Work instructions →
Return every line below as is, leaving out the pictures.

Dataset excerpt →
'''

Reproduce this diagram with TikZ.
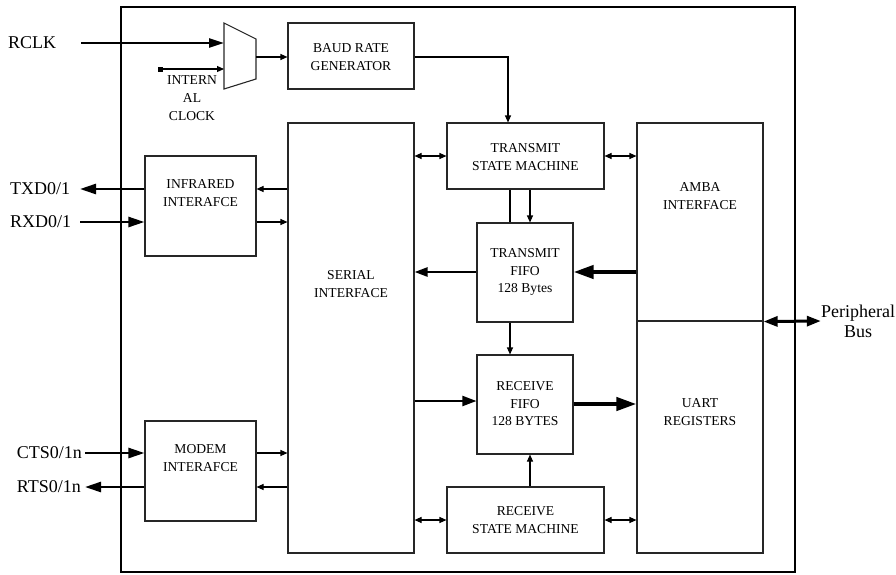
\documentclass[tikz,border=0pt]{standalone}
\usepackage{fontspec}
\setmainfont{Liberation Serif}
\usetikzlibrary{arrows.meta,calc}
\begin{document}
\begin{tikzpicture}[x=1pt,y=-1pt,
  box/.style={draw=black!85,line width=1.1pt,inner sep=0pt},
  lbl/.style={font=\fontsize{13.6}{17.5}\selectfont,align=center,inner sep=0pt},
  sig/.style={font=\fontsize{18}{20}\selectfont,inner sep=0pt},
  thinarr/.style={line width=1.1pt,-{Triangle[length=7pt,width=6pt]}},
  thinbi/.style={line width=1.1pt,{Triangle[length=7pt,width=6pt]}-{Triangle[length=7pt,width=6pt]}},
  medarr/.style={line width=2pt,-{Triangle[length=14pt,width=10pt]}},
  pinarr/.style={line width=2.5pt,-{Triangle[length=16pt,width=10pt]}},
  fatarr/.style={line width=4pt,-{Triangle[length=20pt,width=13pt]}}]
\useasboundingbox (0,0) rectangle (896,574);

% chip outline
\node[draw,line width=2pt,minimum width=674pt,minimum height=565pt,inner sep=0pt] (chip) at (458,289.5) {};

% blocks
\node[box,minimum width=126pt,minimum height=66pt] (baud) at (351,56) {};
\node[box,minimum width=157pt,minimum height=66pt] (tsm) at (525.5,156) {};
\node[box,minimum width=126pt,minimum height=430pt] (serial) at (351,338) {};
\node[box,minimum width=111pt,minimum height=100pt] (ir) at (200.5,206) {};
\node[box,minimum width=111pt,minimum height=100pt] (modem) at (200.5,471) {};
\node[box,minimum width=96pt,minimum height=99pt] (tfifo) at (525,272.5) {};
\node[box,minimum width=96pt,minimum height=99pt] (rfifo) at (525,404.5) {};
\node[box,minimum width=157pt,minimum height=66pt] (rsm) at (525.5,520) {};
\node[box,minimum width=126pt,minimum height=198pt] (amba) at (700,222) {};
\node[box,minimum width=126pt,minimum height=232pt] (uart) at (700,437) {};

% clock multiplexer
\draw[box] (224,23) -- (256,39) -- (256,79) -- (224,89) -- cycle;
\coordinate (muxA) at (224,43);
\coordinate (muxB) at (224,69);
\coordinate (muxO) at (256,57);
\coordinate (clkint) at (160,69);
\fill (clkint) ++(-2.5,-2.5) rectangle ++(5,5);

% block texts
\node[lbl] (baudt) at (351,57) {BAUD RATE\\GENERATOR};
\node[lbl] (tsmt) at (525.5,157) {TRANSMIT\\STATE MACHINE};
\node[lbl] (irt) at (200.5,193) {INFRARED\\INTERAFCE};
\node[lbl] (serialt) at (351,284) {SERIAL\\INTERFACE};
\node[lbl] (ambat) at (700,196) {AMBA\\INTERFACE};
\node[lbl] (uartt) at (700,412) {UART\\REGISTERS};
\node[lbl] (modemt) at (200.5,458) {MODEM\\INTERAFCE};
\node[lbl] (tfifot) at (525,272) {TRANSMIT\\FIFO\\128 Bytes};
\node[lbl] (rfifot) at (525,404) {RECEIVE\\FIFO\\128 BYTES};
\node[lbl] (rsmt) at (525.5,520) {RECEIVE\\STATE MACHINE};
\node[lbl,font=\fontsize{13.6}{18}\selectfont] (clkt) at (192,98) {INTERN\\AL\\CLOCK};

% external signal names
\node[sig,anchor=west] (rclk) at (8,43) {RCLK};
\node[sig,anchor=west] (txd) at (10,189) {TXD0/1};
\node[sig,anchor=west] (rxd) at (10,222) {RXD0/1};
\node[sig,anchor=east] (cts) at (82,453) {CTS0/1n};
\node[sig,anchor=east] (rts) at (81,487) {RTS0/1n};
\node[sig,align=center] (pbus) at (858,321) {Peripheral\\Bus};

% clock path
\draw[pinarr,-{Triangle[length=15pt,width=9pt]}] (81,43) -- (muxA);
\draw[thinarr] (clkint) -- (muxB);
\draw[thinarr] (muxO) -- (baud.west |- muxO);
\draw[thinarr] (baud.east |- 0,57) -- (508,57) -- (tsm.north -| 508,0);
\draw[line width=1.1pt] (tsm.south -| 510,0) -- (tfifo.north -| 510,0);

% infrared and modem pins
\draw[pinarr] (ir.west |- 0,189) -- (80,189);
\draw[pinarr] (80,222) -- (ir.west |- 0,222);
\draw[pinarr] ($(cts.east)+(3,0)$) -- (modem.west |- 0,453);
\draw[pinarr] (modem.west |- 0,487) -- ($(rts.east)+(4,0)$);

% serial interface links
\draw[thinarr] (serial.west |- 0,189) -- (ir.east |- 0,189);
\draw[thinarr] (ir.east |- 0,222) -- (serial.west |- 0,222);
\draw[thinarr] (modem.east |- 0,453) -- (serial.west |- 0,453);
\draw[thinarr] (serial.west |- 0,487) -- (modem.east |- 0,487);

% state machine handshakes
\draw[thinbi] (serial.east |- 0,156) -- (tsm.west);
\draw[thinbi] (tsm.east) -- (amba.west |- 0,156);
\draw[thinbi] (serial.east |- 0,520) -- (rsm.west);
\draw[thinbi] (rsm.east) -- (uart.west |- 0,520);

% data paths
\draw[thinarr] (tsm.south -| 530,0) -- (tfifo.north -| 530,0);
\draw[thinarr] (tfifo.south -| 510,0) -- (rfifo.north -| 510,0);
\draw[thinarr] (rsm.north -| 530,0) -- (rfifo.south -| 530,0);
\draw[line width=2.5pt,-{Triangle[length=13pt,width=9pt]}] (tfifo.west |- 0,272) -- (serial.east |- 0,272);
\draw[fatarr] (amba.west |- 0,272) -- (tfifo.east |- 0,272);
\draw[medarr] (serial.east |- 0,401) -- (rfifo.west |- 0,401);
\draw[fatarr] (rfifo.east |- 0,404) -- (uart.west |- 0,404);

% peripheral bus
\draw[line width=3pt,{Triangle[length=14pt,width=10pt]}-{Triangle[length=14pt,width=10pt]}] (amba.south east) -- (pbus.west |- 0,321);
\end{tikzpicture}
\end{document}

'''

Written answer →
Reproduce this diagram with TikZ.
\documentclass[tikz,border=0pt]{standalone}
\usepackage{fontspec}
\setmainfont{Liberation Serif}
\usetikzlibrary{arrows.meta,calc}
\begin{document}
\begin{tikzpicture}[x=1pt,y=-1pt,
  box/.style={draw=black!85,line width=1.1pt,inner sep=0pt},
  lbl/.style={font=\fontsize{13.6}{17.5}\selectfont,align=center,inner sep=0pt},
  sig/.style={font=\fontsize{18}{20}\selectfont,inner sep=0pt},
  thinarr/.style={line width=1.1pt,-{Triangle[length=7pt,width=6pt]}},
  thinbi/.style={line width=1.1pt,{Triangle[length=7pt,width=6pt]}-{Triangle[length=7pt,width=6pt]}},
  medarr/.style={line width=2pt,-{Triangle[length=14pt,width=10pt]}},
  pinarr/.style={line width=2.5pt,-{Triangle[length=16pt,width=10pt]}},
  fatarr/.style={line width=4pt,-{Triangle[length=20pt,width=13pt]}}]
\useasboundingbox (0,0) rectangle (896,574);

% chip outline
\node[draw,line width=2pt,minimum width=674pt,minimum height=565pt,inner sep=0pt] (chip) at (458,289.5) {};

% blocks
\node[box,minimum width=126pt,minimum height=66pt] (baud) at (351,56) {};
\node[box,minimum width=157pt,minimum height=66pt] (tsm) at (525.5,156) {};
\node[box,minimum width=126pt,minimum height=430pt] (serial) at (351,338) {};
\node[box,minimum width=111pt,minimum height=100pt] (ir) at (200.5,206) {};
\node[box,minimum width=111pt,minimum height=100pt] (modem) at (200.5,471) {};
\node[box,minimum width=96pt,minimum height=99pt] (tfifo) at (525,272.5) {};
\node[box,minimum width=96pt,minimum height=99pt] (rfifo) at (525,404.5) {};
\node[box,minimum width=157pt,minimum height=66pt] (rsm) at (525.5,520) {};
\node[box,minimum width=126pt,minimum height=198pt] (amba) at (700,222) {};
\node[box,minimum width=126pt,minimum height=232pt] (uart) at (700,437) {};

% clock multiplexer
\draw[box] (224,23) -- (256,39) -- (256,79) -- (224,89) -- cycle;
\coordinate (muxA) at (224,43);
\coordinate (muxB) at (224,69);
\coordinate (muxO) at (256,57);
\coordinate (clkint) at (160,69);
\fill (clkint) ++(-2.5,-2.5) rectangle ++(5,5);

% block texts
\node[lbl] (baudt) at (351,57) {BAUD RATE\\GENERATOR};
\node[lbl] (tsmt) at (525.5,157) {TRANSMIT\\STATE MACHINE};
\node[lbl] (irt) at (200.5,193) {INFRARED\\INTERAFCE};
\node[lbl] (serialt) at (351,284) {SERIAL\\INTERFACE};
\node[lbl] (ambat) at (700,196) {AMBA\\INTERFACE};
\node[lbl] (uartt) at (700,412) {UART\\REGISTERS};
\node[lbl] (modemt) at (200.5,458) {MODEM\\INTERAFCE};
\node[lbl] (tfifot) at (525,272) {TRANSMIT\\FIFO\\128 Bytes};
\node[lbl] (rfifot) at (525,404) {RECEIVE\\FIFO\\128 BYTES};
\node[lbl] (rsmt) at (525.5,520) {RECEIVE\\STATE MACHINE};
\node[lbl,font=\fontsize{13.6}{18}\selectfont] (clkt) at (192,98) {INTERN\\AL\\CLOCK};

% external signal names
\node[sig,anchor=west] (rclk) at (8,43) {RCLK};
\node[sig,anchor=west] (txd) at (10,189) {TXD0/1};
\node[sig,anchor=west] (rxd) at (10,222) {RXD0/1};
\node[sig,anchor=east] (cts) at (82,453) {CTS0/1n};
\node[sig,anchor=east] (rts) at (81,487) {RTS0/1n};
\node[sig,align=center] (pbus) at (858,321) {Peripheral\\Bus};

% clock path
\draw[pinarr,-{Triangle[length=15pt,width=9pt]}] (81,43) -- (muxA);
\draw[thinarr] (clkint) -- (muxB);
\draw[thinarr] (muxO) -- (baud.west |- muxO);
\draw[thinarr] (baud.east |- 0,57) -- (508,57) -- (tsm.north -| 508,0);
\draw[line width=1.1pt] (tsm.south -| 510,0) -- (tfifo.north -| 510,0);

% infrared and modem pins
\draw[pinarr] (ir.west |- 0,189) -- (80,189);
\draw[pinarr] (80,222) -- (ir.west |- 0,222);
\draw[pinarr] ($(cts.east)+(3,0)$) -- (modem.west |- 0,453);
\draw[pinarr] (modem.west |- 0,487) -- ($(rts.east)+(4,0)$);

% serial interface links
\draw[thinarr] (serial.west |- 0,189) -- (ir.east |- 0,189);
\draw[thinarr] (ir.east |- 0,222) -- (serial.west |- 0,222);
\draw[thinarr] (modem.east |- 0,453) -- (serial.west |- 0,453);
\draw[thinarr] (serial.west |- 0,487) -- (modem.east |- 0,487);

% state machine handshakes
\draw[thinbi] (serial.east |- 0,156) -- (tsm.west);
\draw[thinbi] (tsm.east) -- (amba.west |- 0,156);
\draw[thinbi] (serial.east |- 0,520) -- (rsm.west);
\draw[thinbi] (rsm.east) -- (uart.west |- 0,520);

% data paths
\draw[thinarr] (tsm.south -| 530,0) -- (tfifo.north -| 530,0);
\draw[thinarr] (tfifo.south -| 510,0) -- (rfifo.north -| 510,0);
\draw[thinarr] (rsm.north -| 530,0) -- (rfifo.south -| 530,0);
\draw[line width=2.5pt,-{Triangle[length=13pt,width=9pt]}] (tfifo.west |- 0,272) -- (serial.east |- 0,272);
\draw[fatarr] (amba.west |- 0,272) -- (tfifo.east |- 0,272);
\draw[medarr] (serial.east |- 0,401) -- (rfifo.west |- 0,401);
\draw[fatarr] (rfifo.east |- 0,404) -- (uart.west |- 0,404);

% peripheral bus
\draw[line width=3pt,{Triangle[length=14pt,width=10pt]}-{Triangle[length=14pt,width=10pt]}] (amba.south east) -- (pbus.west |- 0,321);
\end{tikzpicture}
\end{document}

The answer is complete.